When I was in college I had a lot of friends that were into the show Lost. I wasn’t into it, but I liked being around my friends. We would get together every week to watch The Office and Lost. By the time I started coming to these nights, Lost was already in season 4.
As you can imagine, I sat there like a foreign exchange student during lunchtime in the cafeteria—awkward grin on my face trying to keep up with everyone’s reactions. I had no clue what was going on. I had arrived to the “Lost movement” way too late.
For a guy who is used to being punctual, it’s hard for me to be late. I don’t like it. I don’t like showing up and not knowing what’s going on or feeling like I missed out on something.
You might say I’m insecure. Well, that’s probably because I am.
I’m 27 and not married. I’ve had tons of roommates and friends get married. I’ve done just about everything you can do in a wedding other than kiss the bride. You might not know this, but going to a wedding by yourself is not something most people usually love doing. As you get older and are still just as single, it makes you feel like you’re running late.
In college I didn’t move to the city my university was in until my senior year of college. After graduation, it took me three years to get a decent job while my other friends were getting hired and married in what seemed to be a well-organized life schedule. Stuff like that can really make you feel like you’re late. You start panicking like the rabbit in Alice in Wonderland. Stressing out trying to get to your important date… and sometimes spontaneously breaking into song.
But what makes us feel late? What concept of time are we lining our lives up against?
I’m coming to realize the reason I can feel late is that I’m looking at someone else’s timeline. Comparing my accomplishments to theirs. Basing my idea of what success is by how much my life looks like someone else’s.
This is dangerous. People have been doing it forever, though.
In John 21, Peter and Jesus had an interesting conversation.

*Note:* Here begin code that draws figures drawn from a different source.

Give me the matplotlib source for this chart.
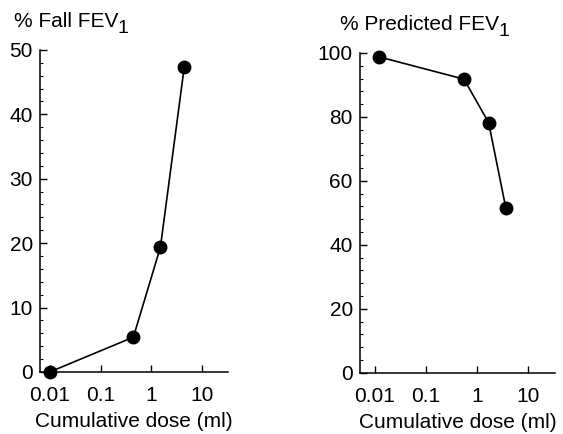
import numpy as np
import matplotlib
matplotlib.use("Agg")
import matplotlib.pyplot as plt
from matplotlib.ticker import FixedLocator, LogLocator, MultipleLocator, NullFormatter

plt.rcParams['font.family'] = ['Liberation Sans', 'DejaVu Sans']

# data
dose_fall = [0.01, 0.44, 1.5, 4.4]
fall_fev1 = [0, 5.4, 19.4, 47.3]

dose_pred = [0.012, 0.56, 1.7, 3.7]
pred_fev1 = [98.8, 91.8, 78.2, 51.4]

x_ticks = [0.01, 0.1, 1, 10]
x_ticklabels = ['0.01', '0.1', '1', '10']

fig = plt.figure(figsize=(5.63, 4.34), dpi=100)
ax1 = fig.add_axes([0.071, 0.143, 0.334, 0.742])
ax2 = fig.add_axes([0.639, 0.141, 0.347, 0.737])


def style(ax, xlim, ylim, ymajor, yminor, title, tx):
    ax.set_xscale('log')
    ax.set_xlim(*xlim)
    ax.set_ylim(*ylim)
    ax.xaxis.set_major_locator(FixedLocator(x_ticks))
    ax.set_xticklabels(x_ticklabels)
    ax.xaxis.set_minor_locator(LogLocator(base=10, subs=np.arange(2, 10)))
    ax.xaxis.set_minor_formatter(NullFormatter())
    ax.yaxis.set_major_locator(MultipleLocator(ymajor))
    ax.yaxis.set_minor_locator(MultipleLocator(yminor))
    ax.spines['top'].set_visible(False)
    ax.spines['right'].set_visible(False)
    for s in ('left', 'bottom'):
        ax.spines[s].set_linewidth(1.1)
    ax.tick_params(which='major', direction='in', length=5, width=1.0, labelsize=15, pad=10)
    ax.tick_params(axis='y', which='major', pad=5)
    ax.tick_params(which='minor', direction='in', length=2.5, width=0.8)
    ax.set_xlabel('Cumulative dose (ml)', fontsize=15, labelpad=5)
    t = ax.text(tx, 1.06, title, transform=ax.transAxes, fontsize=15, ha='left', va='bottom')
    # subscript 1, lowered next to the title
    ax.annotate('1', xy=(1, 0), xycoords=t, xytext=(-0.5, -4.5), textcoords='offset points',
                fontsize=14, ha='left', va='bottom')


ax1.plot(dose_fall, fall_fev1, color='black', lw=1.2, marker='o', ms=9, clip_on=False, zorder=3)
style(ax1, (0.0064, 32), (0, 50), 10, 2, '% Fall FEV', -0.14)

ax2.plot(dose_pred, pred_fev1, color='black', lw=1.2, marker='o', ms=9, clip_on=False, zorder=3)
style(ax2, (0.0051, 34), (0, 100), 20, 4, '% Predicted FEV', -0.1)

fig.savefig('out.png', dpi=100)
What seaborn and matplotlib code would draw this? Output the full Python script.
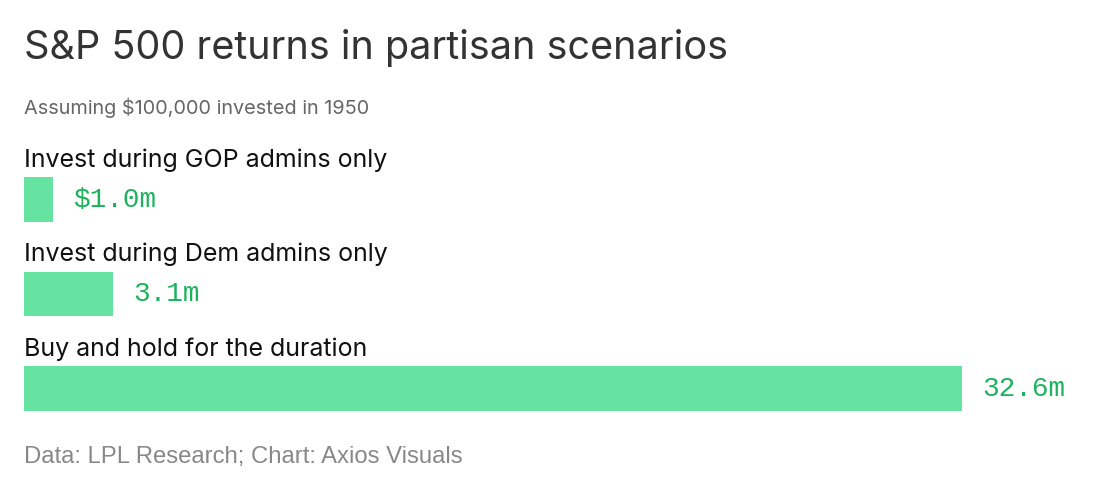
import matplotlib
matplotlib.use("Agg")
import matplotlib.pyplot as plt
import seaborn as sns
import pandas as pd

categories = ["Invest during GOP admins only", "Invest during Dem admins only", "Buy and hold for the duration"]
values = [1.0, 3.1, 32.6]
value_labels = ["$1.0m", "3.1m", "32.6m"]

W, H = 1100, 488
sns.set_theme(style="white")
plt.rcParams['font.family'] = ['Inter', 'DejaVu Sans']

fig = plt.figure(figsize=(W / 100, H / 100), dpi=100)
fig.patch.set_facecolor("white")

px_per_unit = 938 / 32.6
left_px = 24
ax = fig.add_axes([left_px / W, 1 - 435.75 / H, (W - left_px) / W, (435.75 - 152.25) / H])

df = pd.DataFrame({"category": categories, "value": values})
sns.barplot(data=df, x="value", y="category", orient="h", color="#67E3A1",
            saturation=1, width=0.476, linewidth=0, ax=ax)
ax.set_xlim(0, (W - left_px) / px_per_unit)
ax.set_ylim(2.5, -0.5)
ax.axis("off")

for i, (cat, v, lab) in enumerate(zip(categories, values, value_labels)):
    ax.text(0, i - 0.42, cat, ha="left", va="center", fontsize=18, color="#111111",
            family=["Inter", "DejaVu Sans"])
    ax.annotate(lab, xy=(v, i), xytext=(14.5, 0), textcoords="offset points",
                ha="left", va="center", fontsize=20, color="#1DB35E",
                family=["Liberation Mono", "DejaVu Sans Mono"])

fig.text(left_px / W, 1 - 48 / H, "S&P 500 returns in partisan scenarios", ha="left", va="center",
         fontsize=28.5, color="#333333", family=["Inter", "DejaVu Sans"])
fig.text(left_px / W, 1 - 108 / H, "Assuming $100,000 invested in 1950", ha="left", va="center",
         fontsize=14.3, color="#666666", family=["Inter", "DejaVu Sans"])
fig.text(left_px / W, 1 - 457 / H, "Data: LPL Research; Chart: Axios Visuals", ha="left", va="center",
         fontsize=17.2, color="#888888", family=["Liberation Sans", "DejaVu Sans"])

fig.savefig("out.png", dpi=100, facecolor="white")
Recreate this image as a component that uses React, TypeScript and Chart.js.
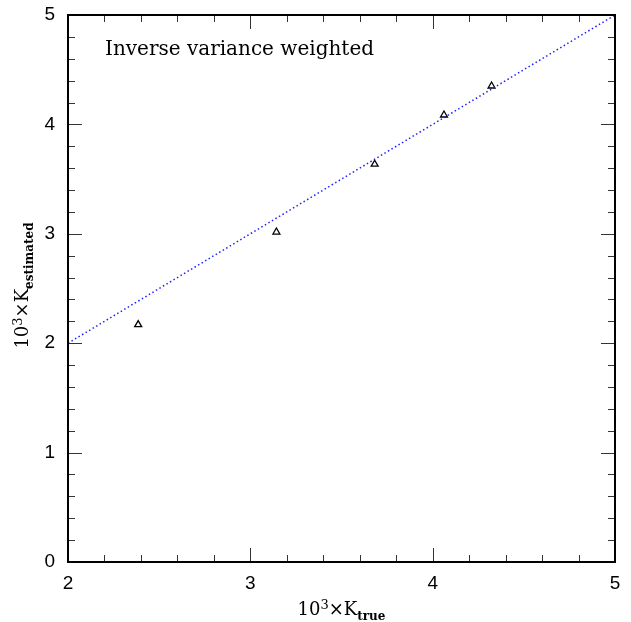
import React, { useEffect, useRef } from "react";
import { Chart, registerables } from "chart.js";

Chart.register(...registerables);

// ---- data ----
const kTrue = [2.385, 3.143, 3.682, 4.062, 4.323];
const kEstimated = [2.17, 3.016, 3.636, 4.086, 4.351];
const oneToOneX = [2, 5];
const oneToOneY = [2, 5];
const xMin = 2;
const xMax = 5;
const yMin = 0;
const yMax = 5;
const majorStep = 1;
const minorStep = 0.2;
const titleText = "Inverse variance weighted";
const xLabelParts = ["10", "3", "×K", "true"];
const yLabelParts = ["10", "3", "×K", "estimated"];

const SERIF = "'DejaVu Serif', serif";

type Seg = { text: string; font: string; dy: number };

function labelSegs(parts: string[]): Seg[] {
  return [
    { text: parts[0], font: `18px ${SERIF}`, dy: 0 },
    { text: parts[1], font: `13px ${SERIF}`, dy: -6 },
    { text: parts[2], font: `18px ${SERIF}`, dy: 0 },
    { text: parts[3], font: `bold 12px ${SERIF}`, dy: 5 },
  ];
}

function drawSegs(ctx: CanvasRenderingContext2D, segs: Seg[], cx: number, baseline: number) {
  let total = 0;
  for (const s of segs) {
    ctx.font = s.font;
    total += ctx.measureText(s.text).width;
  }
  let x = cx - total / 2;
  for (const s of segs) {
    ctx.font = s.font;
    ctx.fillText(s.text, x, baseline + s.dy);
    x += ctx.measureText(s.text).width;
  }
}

const framePlugin = {
  id: "frameTicks",
  afterDatasetsDraw(chart: any) {
    const ctx: CanvasRenderingContext2D = chart.ctx;
    const { left, right, top, bottom } = chart.chartArea;
    const xs = chart.scales.x;
    const ys = chart.scales.y;
    ctx.save();
    // ticks
    ctx.strokeStyle = "#333";
    ctx.lineWidth = 1;
    const majorLen = 14;
    const minorLen = 7;
    const nx = Math.round((xMax - xMin) / minorStep);
    for (let i = 1; i < nx; i++) {
      const v = xMin + i * minorStep;
      const isMajor = Math.abs(v / majorStep - Math.round(v / majorStep)) < 1e-6;
      const len = isMajor ? majorLen : minorLen;
      const px = Math.round(xs.getPixelForValue(v)) + 0.5;
      ctx.beginPath();
      ctx.moveTo(px, bottom);
      ctx.lineTo(px, bottom - len);
      ctx.moveTo(px, top);
      ctx.lineTo(px, top + len);
      ctx.stroke();
    }
    const ny = Math.round((yMax - yMin) / minorStep);
    for (let i = 1; i < ny; i++) {
      const v = yMin + i * minorStep;
      const isMajor = Math.abs(v / majorStep - Math.round(v / majorStep)) < 1e-6;
      const len = isMajor ? majorLen : minorLen;
      const py = Math.round(ys.getPixelForValue(v)) + 0.5;
      ctx.beginPath();
      ctx.moveTo(left, py);
      ctx.lineTo(left + len, py);
      ctx.moveTo(right, py);
      ctx.lineTo(right - len, py);
      ctx.stroke();
    }
    // frame
    ctx.strokeStyle = "#000";
    ctx.lineWidth = 2;
    ctx.strokeRect(left, top, right - left, bottom - top);

    // title
    ctx.fillStyle = "#000";
    ctx.textAlign = "left";
    ctx.textBaseline = "alphabetic";
    ctx.font = `20px ${SERIF}`;
    ctx.fillText(titleText, left + 37, top + 40);

    // x label
    drawSegs(ctx, labelSegs(xLabelParts), (left + right) / 2, 615);

    // y label
    ctx.translate(27.5, (top + bottom) / 2 - 3);
    ctx.rotate(-Math.PI / 2);
    drawSegs(ctx, labelSegs(yLabelParts), 0, 0);
    ctx.restore();
  },
};

export default function App() {
  const ref = useRef<HTMLCanvasElement>(null);
  useEffect(() => {
    const canvas = ref.current;
    if (!canvas) return;
    const chart = new Chart(canvas, {
      type: "scatter",
      data: {
        datasets: [
          {
            type: "line",
            data: oneToOneX.map((x, i) => ({ x, y: oneToOneY[i] })),
            borderColor: "rgb(30,30,255)",
            borderWidth: 1.5,
            borderDash: [1.5, 2.6],
            pointRadius: 0,
            fill: false,
          } as any,
          {
            data: kTrue.map((x, i) => ({ x, y: kEstimated[i] })),
            pointStyle: "triangle",
            pointRadius: 4,
            pointBorderWidth: 1.3,
            pointBorderColor: "#000",
            pointBackgroundColor: "rgba(0,0,0,0)",
            showLine: false,
          },
        ],
      },
      options: {
        responsive: false,
        animation: false,
        events: [],
        layout: { padding: { top: 15, right: 16, left: 0, bottom: 0 } },
        plugins: { legend: { display: false }, tooltip: { enabled: false } },
        scales: {
          x: {
            type: "linear",
            min: xMin,
            max: xMax,
            grid: { display: false, drawTicks: false },
            border: { display: false },
            ticks: {
              stepSize: majorStep,
              autoSkip: false,
              maxRotation: 0,
              padding: 10,
              color: "#000",
              font: { family: "'Liberation Sans', sans-serif", size: 19 },
              callback: (v: any) => String(v),
            },
            afterFit: (s: any) => {
              s.height = 60;
              s.paddingLeft = 0;
              s.paddingRight = 0;
            },
          },
          y: {
            type: "linear",
            min: yMin,
            max: yMax,
            grid: { display: false, drawTicks: false },
            border: { display: false },
            ticks: {
              stepSize: majorStep,
              autoSkip: false,
              padding: 13,
              color: "#000",
              font: { family: "'Liberation Sans', sans-serif", size: 19 },
              callback: (v: any) => String(v),
            },
            afterFit: (s: any) => {
              s.width = 68;
              s.paddingTop = 0;
              s.paddingBottom = 0;
            },
          },
        },
      },
      plugins: [framePlugin],
    });
    return () => chart.destroy();
  }, []);
  return (
    <div style={{ position: "fixed", left: 0, top: 0, width: 631, height: 622, background: "#fff" }}>
      <canvas ref={ref} width={631} height={622} />
    </div>
  );
}
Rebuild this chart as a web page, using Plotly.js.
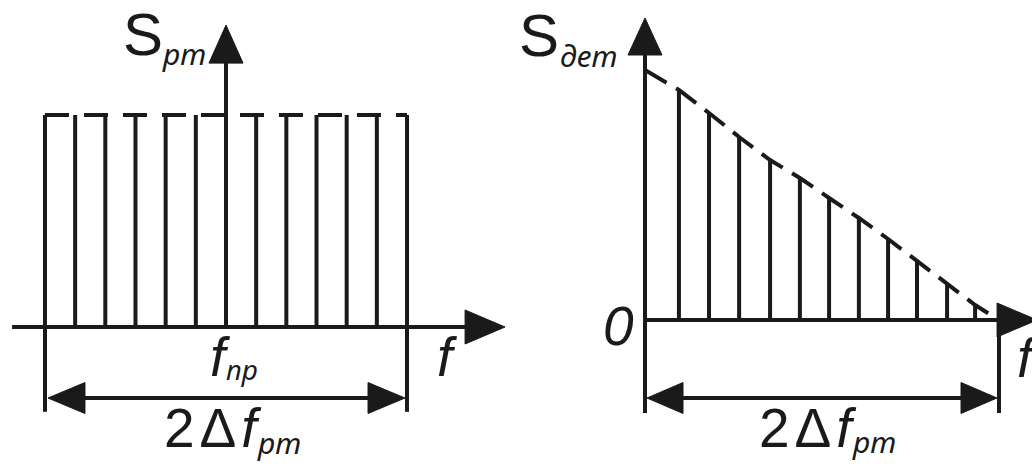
<!DOCTYPE html>
<html><head><meta charset="utf-8">
<script src="https://cdn.plot.ly/plotly-3.0.1.min.js"></script>
<style>html,body{margin:0;padding:0;background:#fff}</style>
</head><body>
<div id="chart" style="width:1032px;height:466px"></div>
<script>
// ---------------- data ----------------
// Left: spectrum of the radio path (offsets from f_пр, in line-spacing units)
const rtFreq = [-6, -5, -4, -3, -2, -1, 0, 1, 2, 3, 4, 5, 6];
const rtAmp  = [1, 1, 1, 1, 1, 1, 1, 1, 1, 1, 1, 1, 1];
const rtBand = [-6, 6];                 // 2Δf_рт
// Right: spectrum at the detector output
const detFreq = [0, 1.15, 2.17, 3.19, 4.24, 5.25, 6.24, 7.25, 8.24, 9.22, 10.24, 11.19];
const detAmp  = [1, 0.92, 0.828, 0.732, 0.64, 0.568, 0.488, 0.408, 0.324, 0.236, 0.148, 0.06];
const detBand = [0, 12];                // 2Δf_рт
// axis extents (data units)
const rtAxisX = [-7.09, 9.25];
const rtAxisY = [0, 1.424];
const detAxisX = [0, 13.29];
const detAxisY = [-0.372, 1.208];

// -------------- geometry (pixel mapping) --------------
const W = 1032, H = 466;
const PL = {x0: 226, sx: 30.17, y0: 327, sy: 212};   // left panel
const PR = {x0: 645, sx: 29.5,  y0: 320, sy: 250};   // right panel
const BLACK = '#1a1a1a';
const LW = 4;

function rangeX(p) { return [(0 - p.x0) / p.sx, (W - p.x0) / p.sx]; }
function rangeY(p) { return [(p.y0 - H) / p.sy, p.y0 / p.sy]; }

function stems(xs, ys, ax) {
  const x = [], y = [];
  xs.forEach((v, i) => { x.push(v, v, null); y.push(0, ys[i], null); });
  return {type: 'scatter', mode: 'lines', x, y, xaxis: ax[0], yaxis: ax[1],
          line: {color: BLACK, width: LW}, hoverinfo: 'skip', showlegend: false};
}
function seg(x, y, ax, extra) {
  return Object.assign({type: 'scatter', mode: 'lines', x, y, xaxis: ax[0], yaxis: ax[1],
          line: {color: BLACK, width: LW}, hoverinfo: 'skip', showlegend: false}, extra || {});
}
// filled triangular arrow head, sizes in px
function head(tx, ty, dir, len, half, p, ax) {
  const dx = len / p.sx, dy = len / p.sy, hx = half / p.sx, hy = half / p.sy;
  let x, y;
  if (dir === 'up')    { x = [tx, tx - hx, tx + hx, tx]; y = [ty, ty - dy, ty - dy, ty]; }
  if (dir === 'right') { x = [tx, tx - dx, tx - dx, tx]; y = [ty, ty + hy, ty - hy, ty]; }
  if (dir === 'left')  { x = [tx, tx + dx, tx + dx, tx]; y = [ty, ty + hy, ty - hy, ty]; }
  return {type: 'scatter', mode: 'lines', x, y, xaxis: ax[0], yaxis: ax[1], fill: 'toself',
          fillcolor: BLACK, line: {color: BLACK, width: 1}, hoverinfo: 'skip', showlegend: false};
}

const A1 = ['x', 'y'], A2 = ['x2', 'y2'];
const traces = [];

// ---- left panel ----
traces.push(stems(rtFreq, rtAmp, A1));
traces.push(seg([rtFreq[0], rtFreq[rtFreq.length - 1]], [rtAmp[0], rtAmp[rtAmp.length - 1]], A1,
                {line: {color: BLACK, width: LW, dash: '24px,15px'}}));
// axes
traces.push(seg([0, 0], [rtAxisY[0], rtAxisY[1] - 30 / PL.sy], A1));
traces.push(head(0, rtAxisY[1], 'up', 38, 17, PL, A1));
traces.push(seg([rtAxisX[0], rtAxisX[1] - 30 / PL.sx], [0, 0], A1));
traces.push(head(rtAxisX[1], 0, 'right', 40, 17, PL, A1));
// dimension 2Δf
const rtExt = -0.40, rtDim = -0.335;
traces.push(seg([rtBand[0], rtBand[0], null, rtBand[1], rtBand[1]], [0, rtExt, null, 0, rtExt], A1));
traces.push(seg([rtBand[0] + 20 / PL.sx, rtBand[1] - 20 / PL.sx], [rtDim, rtDim], A1));
traces.push(head(rtBand[0] + 3 / PL.sx, rtDim, 'left', 37, 15.5, PL, A1));
traces.push(head(rtBand[1] - 2 / PL.sx, rtDim, 'right', 37, 15.5, PL, A1));

// ---- right panel ----
traces.push(stems(detFreq, detAmp, A2));
traces.push(seg(detFreq.concat([detBand[1]]), detAmp.concat([0]), A2,
                {line: {color: BLACK, width: LW, dash: '25px,11px'}}));
traces.push(seg([0, 0], [detAxisY[0], detAxisY[1] - 30 / PR.sy], A2));
traces.push(head(0, detAxisY[1], 'up', 37, 17, PR, A2));
traces.push(seg([detAxisX[0], detAxisX[1] - 30 / PR.sx], [0, 0], A2));
traces.push(head(detAxisX[1], 0, 'right', 40, 17, PR, A2));
const detDim = -0.312;
traces.push(seg([detBand[1], detBand[1]], [0, detAxisY[0]], A2));
traces.push(seg([detBand[0] + 20 / PR.sx, detBand[1] - 20 / PR.sx], [detDim, detDim], A2));
traces.push(head(detBand[0] + 2 / PR.sx, detDim, 'left', 36, 15.5, PR, A2));
traces.push(head(detBand[1] - 2 / PR.sx, detDim, 'right', 36, 15.5, PR, A2));

// ---- labels ----
const MAIN = 'Liberation Sans, Arial, sans-serif';
const SUBF = 'Noto Sans, Liberation Sans, sans-serif';
function lab(text, x, y, ax, size, fam, xanchor) {
  return {text, x, y, xref: ax[0], yref: ax[1], showarrow: false,
          xanchor: xanchor || 'center', yanchor: 'middle',
          font: {family: fam, size, color: BLACK}};
}
const BAND = '<span style="letter-spacing:5px">2Δ</span><i>f</i>';
const annotations = [
  lab('S', -2.75, 1.382, A1, 60, MAIN),
  lab('<i>рт</i>', -2.2, 1.29, A1, 30, SUBF, 'left'),
  lab('<i>f</i>', 7.325, -0.1415, A1, 55, MAIN),
  lab('<i>f</i>', -0.17, -0.1415, A1, 55, MAIN),
  lab('<i>пр</i>', -0.08, -0.2, A1, 28, SUBF, 'left'),
  lab(BAND, -2.12, -0.476, A1, 55, MAIN, 'left'),
  lab('<i>рт</i>', 0.95, -0.545, A1, 30, SUBF, 'left'),

  lab('S', -3.593, 1.14, A2, 60, MAIN),
  lab('<i>дет</i>', -2.95, 1.06, A2, 30, SUBF, 'left'),
  lab('<i>0</i>', -0.915, -0.024, A2, 55, MAIN),
  lab('<i>f</i>', 12.54, -0.152, A2, 55, MAIN, 'left'),
  lab(BAND, 3.80, -0.432, A2, 55, MAIN, 'left'),
  lab('<i>рт</i>', 6.95, -0.487, A2, 30, SUBF, 'left')
];

const hidden = {visible: false, fixedrange: true};
const layout = {
  width: W, height: H, margin: {l: 0, r: 0, t: 0, b: 0},
  paper_bgcolor: '#ffffff', plot_bgcolor: '#ffffff', showlegend: false,
  xaxis:  Object.assign({domain: [0, 1], range: rangeX(PL)}, hidden),
  yaxis:  Object.assign({domain: [0, 1], range: rangeY(PL)}, hidden),
  xaxis2: Object.assign({domain: [0, 1], range: rangeX(PR), overlaying: 'x', anchor: 'y2'}, hidden),
  yaxis2: Object.assign({domain: [0, 1], range: rangeY(PR), overlaying: 'y', anchor: 'x2'}, hidden),
  annotations
};
Plotly.newPlot('chart', traces, layout, {staticPlot: true, displayModeBar: false});
</script>
</body></html>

Peter turned and saw that the disciple whom Jesus loved [John] was following them… When Peter saw him, he asked, “Lord, what about him?” Jesus answered, “If I want him to remain alive until I return, what is that to you? You must follow me.”
Peter was comparing himself to John. He wanted to know what Jesus intended to do with John, but Jesus didn’t tell him anything about John because Jesus had a specific plan for Peter. And Peter was right where Jesus wanted him to be.
It’s easy to feel late and out of place in America. Everyone has a plan. Everyone has a better plan than yours. We can feel like we’re running late and like we’re missing out on the best parts of life.
I think if we seek God’s purpose and plan for our lives then it shouldn’t look like anyone else’s. We’re not late. We’re right on time.
If being punctual has taught me anything, it’s that being the first one at the party isn’t always the most fun. It means you have to participate in awkward conversations about how much someone’s bookshelf from IKEA cost. The smart people show up late.
Maybe it’s all right to feel a little lost in Lost.
Maybe we’re not awkwardly late.
Maybe some of us are cool enough to be fashionably late.